• [Objective] Below is a listing; restate from it, character for character, the lines beginning at the line holding "Output the component" and ending at the line holding "Chart.register(...registerables);", both included.

[Source data]
■ ■ ■ ■ ■ ■ ■
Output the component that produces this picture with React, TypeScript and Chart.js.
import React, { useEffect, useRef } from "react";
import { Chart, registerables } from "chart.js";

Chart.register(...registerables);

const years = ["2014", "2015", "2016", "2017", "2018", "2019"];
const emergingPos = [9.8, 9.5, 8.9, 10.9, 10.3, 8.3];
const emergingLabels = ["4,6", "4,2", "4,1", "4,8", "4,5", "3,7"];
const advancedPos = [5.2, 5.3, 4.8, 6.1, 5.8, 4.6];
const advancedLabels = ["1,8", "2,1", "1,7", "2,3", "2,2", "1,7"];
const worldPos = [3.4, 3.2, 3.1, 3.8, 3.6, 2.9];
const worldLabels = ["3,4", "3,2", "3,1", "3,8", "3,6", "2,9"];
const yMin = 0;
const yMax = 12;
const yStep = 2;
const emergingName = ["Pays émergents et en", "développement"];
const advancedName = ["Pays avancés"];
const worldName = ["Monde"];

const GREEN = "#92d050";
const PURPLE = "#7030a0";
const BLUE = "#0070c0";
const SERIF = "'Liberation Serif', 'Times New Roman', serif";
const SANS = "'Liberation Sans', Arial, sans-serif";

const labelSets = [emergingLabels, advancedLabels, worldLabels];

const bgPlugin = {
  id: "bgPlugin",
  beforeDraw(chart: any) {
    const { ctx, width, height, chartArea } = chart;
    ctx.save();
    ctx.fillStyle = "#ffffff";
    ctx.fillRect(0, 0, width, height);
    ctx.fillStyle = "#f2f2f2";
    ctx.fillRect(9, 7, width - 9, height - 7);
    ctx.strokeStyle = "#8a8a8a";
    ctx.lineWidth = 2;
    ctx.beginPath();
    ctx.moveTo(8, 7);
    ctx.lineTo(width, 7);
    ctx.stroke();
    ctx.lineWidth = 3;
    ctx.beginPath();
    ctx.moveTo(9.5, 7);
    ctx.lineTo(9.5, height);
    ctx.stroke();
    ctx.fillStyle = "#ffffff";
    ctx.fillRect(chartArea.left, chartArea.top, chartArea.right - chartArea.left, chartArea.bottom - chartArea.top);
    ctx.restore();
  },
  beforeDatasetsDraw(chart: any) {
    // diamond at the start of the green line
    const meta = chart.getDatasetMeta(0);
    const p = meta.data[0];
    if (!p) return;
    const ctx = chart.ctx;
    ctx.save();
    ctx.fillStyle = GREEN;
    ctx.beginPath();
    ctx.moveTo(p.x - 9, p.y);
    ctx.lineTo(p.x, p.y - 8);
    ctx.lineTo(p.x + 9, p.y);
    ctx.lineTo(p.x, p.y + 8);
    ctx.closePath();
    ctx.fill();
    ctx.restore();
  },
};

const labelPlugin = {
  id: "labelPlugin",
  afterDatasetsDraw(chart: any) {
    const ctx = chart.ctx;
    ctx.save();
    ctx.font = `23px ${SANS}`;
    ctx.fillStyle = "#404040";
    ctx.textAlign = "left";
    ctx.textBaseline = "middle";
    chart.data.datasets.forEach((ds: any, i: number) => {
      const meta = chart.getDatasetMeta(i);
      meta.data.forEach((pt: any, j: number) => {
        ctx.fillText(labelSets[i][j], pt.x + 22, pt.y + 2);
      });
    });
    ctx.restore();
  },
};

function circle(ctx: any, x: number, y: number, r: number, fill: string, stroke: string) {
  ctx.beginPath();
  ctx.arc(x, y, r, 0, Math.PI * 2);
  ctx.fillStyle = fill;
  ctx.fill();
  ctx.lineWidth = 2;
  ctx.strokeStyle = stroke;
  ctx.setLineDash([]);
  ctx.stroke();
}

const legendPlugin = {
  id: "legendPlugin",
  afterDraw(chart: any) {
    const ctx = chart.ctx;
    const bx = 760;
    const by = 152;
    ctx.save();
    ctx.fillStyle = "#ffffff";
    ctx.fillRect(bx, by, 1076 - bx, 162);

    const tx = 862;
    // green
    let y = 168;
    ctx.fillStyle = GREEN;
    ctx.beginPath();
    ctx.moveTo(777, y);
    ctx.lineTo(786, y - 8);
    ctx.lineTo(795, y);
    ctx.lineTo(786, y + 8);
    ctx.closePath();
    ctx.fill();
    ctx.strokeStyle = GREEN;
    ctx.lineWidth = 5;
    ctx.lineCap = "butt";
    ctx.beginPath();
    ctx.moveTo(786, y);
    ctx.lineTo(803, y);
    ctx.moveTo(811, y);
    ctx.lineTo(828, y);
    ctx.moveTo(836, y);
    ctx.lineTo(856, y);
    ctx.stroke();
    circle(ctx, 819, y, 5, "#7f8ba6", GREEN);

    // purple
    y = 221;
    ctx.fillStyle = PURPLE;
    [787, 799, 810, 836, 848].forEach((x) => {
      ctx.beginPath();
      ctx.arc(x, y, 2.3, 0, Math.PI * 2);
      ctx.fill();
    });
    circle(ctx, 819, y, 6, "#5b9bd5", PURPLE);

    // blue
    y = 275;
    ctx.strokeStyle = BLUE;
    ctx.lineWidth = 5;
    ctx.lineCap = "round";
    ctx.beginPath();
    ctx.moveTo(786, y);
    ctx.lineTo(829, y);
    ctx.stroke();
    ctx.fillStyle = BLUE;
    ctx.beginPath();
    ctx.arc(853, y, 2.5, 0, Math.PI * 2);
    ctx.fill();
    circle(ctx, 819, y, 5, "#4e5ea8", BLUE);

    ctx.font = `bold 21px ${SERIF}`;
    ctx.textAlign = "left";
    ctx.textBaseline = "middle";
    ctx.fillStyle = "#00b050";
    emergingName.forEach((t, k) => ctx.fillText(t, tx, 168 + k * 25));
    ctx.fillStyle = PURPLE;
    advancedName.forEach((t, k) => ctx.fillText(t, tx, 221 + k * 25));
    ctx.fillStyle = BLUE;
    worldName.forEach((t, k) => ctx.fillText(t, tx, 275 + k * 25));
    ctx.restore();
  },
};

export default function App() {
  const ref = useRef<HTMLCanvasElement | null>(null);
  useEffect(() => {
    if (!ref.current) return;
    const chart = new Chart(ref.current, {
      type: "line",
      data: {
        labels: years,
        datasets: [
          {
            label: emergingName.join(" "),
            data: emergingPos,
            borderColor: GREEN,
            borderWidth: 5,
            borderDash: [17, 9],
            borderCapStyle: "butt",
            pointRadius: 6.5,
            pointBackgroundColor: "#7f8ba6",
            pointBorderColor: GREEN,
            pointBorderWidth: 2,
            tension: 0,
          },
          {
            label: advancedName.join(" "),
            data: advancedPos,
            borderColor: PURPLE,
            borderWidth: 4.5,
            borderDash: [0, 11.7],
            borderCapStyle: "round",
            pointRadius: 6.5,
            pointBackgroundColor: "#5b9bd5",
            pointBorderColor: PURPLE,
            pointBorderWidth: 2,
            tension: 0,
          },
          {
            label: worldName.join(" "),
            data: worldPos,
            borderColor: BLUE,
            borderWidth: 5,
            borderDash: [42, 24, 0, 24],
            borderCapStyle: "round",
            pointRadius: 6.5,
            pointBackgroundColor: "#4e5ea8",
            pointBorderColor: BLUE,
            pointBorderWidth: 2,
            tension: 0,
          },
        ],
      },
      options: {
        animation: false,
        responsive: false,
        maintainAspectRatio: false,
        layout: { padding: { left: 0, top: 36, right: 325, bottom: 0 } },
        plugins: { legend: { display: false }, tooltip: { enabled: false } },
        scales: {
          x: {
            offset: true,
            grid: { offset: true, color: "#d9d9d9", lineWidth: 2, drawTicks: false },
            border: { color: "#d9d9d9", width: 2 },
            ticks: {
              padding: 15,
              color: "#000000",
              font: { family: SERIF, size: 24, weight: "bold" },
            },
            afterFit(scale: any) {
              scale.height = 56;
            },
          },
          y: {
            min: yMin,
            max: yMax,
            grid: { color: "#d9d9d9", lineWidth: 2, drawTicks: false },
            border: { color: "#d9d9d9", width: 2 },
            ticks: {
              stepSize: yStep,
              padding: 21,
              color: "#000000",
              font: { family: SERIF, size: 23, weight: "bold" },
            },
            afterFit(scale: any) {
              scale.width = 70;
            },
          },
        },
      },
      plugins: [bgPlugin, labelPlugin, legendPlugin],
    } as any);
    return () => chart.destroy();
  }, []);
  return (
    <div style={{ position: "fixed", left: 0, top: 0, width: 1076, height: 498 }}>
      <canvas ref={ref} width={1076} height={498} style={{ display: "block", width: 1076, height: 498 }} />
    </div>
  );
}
■ ■ ■ ■ ■ ■ ■
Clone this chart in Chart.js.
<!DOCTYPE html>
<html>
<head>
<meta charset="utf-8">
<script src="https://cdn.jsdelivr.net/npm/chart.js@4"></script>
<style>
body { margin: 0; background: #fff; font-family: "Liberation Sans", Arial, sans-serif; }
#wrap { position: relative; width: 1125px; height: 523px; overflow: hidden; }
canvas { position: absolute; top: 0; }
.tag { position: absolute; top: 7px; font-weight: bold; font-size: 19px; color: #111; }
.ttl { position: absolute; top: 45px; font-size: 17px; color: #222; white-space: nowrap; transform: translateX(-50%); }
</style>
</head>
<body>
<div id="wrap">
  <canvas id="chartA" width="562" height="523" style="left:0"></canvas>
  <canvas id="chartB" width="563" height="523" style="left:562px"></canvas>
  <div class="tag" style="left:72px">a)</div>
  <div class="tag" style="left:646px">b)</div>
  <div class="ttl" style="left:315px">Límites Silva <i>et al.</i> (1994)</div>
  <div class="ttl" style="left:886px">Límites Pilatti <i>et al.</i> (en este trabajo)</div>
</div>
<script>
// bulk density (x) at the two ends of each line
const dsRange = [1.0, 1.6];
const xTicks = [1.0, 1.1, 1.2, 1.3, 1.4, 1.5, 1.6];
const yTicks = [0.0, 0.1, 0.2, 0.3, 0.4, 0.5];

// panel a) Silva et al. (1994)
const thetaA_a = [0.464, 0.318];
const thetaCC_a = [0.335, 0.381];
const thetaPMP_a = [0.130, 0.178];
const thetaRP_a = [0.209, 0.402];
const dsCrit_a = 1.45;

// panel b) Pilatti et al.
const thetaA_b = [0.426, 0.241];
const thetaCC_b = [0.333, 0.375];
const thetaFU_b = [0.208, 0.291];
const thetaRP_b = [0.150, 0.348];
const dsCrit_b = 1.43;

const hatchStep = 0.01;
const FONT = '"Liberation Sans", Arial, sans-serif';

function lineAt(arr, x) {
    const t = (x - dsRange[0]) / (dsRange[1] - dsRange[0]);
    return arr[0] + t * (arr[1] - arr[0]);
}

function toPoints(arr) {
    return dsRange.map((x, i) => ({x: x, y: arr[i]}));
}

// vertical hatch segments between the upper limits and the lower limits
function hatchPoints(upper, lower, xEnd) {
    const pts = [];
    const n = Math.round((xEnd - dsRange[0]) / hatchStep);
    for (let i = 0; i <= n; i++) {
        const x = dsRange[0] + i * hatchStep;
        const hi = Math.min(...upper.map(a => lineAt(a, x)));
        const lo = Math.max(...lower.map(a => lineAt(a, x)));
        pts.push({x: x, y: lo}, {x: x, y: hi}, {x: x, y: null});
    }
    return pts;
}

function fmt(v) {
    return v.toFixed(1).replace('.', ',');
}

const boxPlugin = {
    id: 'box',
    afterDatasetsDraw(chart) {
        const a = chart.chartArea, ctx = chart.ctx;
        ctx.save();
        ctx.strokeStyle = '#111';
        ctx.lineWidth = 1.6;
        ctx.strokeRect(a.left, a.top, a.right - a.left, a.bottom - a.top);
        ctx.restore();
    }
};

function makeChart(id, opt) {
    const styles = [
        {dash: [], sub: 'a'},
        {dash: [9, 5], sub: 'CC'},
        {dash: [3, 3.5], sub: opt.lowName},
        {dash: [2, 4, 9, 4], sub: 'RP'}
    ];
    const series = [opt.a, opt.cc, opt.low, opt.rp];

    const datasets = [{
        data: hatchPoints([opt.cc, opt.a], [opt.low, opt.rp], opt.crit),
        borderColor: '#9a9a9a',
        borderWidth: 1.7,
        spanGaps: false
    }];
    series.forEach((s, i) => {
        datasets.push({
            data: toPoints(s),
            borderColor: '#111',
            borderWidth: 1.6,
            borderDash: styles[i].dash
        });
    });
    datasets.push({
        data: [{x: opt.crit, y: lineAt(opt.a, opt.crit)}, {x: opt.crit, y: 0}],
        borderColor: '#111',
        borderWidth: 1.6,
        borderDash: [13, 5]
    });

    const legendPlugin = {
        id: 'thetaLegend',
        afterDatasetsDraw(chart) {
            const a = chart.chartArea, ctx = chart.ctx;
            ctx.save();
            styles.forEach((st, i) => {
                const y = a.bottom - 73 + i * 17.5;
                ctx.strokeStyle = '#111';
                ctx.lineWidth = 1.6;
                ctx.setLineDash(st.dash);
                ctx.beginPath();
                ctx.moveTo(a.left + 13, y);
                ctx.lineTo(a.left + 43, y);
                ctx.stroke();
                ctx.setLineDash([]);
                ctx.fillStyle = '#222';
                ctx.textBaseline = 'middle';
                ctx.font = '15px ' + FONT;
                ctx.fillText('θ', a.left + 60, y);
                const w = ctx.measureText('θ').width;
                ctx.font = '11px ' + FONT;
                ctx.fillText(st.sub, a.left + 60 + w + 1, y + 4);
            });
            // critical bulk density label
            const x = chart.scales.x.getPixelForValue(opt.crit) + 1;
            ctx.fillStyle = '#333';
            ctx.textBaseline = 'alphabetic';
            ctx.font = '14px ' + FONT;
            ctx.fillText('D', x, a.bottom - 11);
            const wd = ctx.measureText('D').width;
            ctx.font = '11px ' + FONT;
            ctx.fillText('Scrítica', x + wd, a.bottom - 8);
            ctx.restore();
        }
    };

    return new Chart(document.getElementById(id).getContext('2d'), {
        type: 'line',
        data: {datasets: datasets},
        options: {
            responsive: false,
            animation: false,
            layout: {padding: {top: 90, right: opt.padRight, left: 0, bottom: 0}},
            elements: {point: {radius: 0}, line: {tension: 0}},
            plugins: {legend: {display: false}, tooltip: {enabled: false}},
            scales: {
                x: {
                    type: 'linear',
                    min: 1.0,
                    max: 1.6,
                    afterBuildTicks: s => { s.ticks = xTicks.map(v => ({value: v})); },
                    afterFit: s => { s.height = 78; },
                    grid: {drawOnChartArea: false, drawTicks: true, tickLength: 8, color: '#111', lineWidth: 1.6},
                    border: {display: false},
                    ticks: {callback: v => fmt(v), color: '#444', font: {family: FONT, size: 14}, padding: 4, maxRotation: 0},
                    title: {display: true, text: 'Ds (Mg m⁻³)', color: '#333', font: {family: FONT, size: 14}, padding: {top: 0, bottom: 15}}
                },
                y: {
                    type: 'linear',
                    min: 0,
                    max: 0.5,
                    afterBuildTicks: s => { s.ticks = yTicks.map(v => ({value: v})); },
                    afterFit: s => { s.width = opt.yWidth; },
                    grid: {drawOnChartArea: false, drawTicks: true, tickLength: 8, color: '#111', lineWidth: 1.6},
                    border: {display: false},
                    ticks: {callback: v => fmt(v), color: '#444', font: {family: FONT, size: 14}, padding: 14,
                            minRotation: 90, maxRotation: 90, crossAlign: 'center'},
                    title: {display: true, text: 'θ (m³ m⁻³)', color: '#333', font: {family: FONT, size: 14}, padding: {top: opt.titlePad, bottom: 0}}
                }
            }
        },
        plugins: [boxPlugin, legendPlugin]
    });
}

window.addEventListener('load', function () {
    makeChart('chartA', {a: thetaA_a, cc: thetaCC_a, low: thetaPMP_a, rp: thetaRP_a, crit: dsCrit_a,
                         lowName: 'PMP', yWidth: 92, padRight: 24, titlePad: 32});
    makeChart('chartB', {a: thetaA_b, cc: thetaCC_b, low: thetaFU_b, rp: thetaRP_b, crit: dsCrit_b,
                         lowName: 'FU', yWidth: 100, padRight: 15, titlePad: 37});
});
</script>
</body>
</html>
■ ■ ■ ■ ■ ■ ■
• [Output for this task]
Output the component that produces this picture with React, TypeScript and Chart.js.
import React, { useEffect, useRef } from "react";
import { Chart, registerables } from "chart.js";

Chart.register(...registerables);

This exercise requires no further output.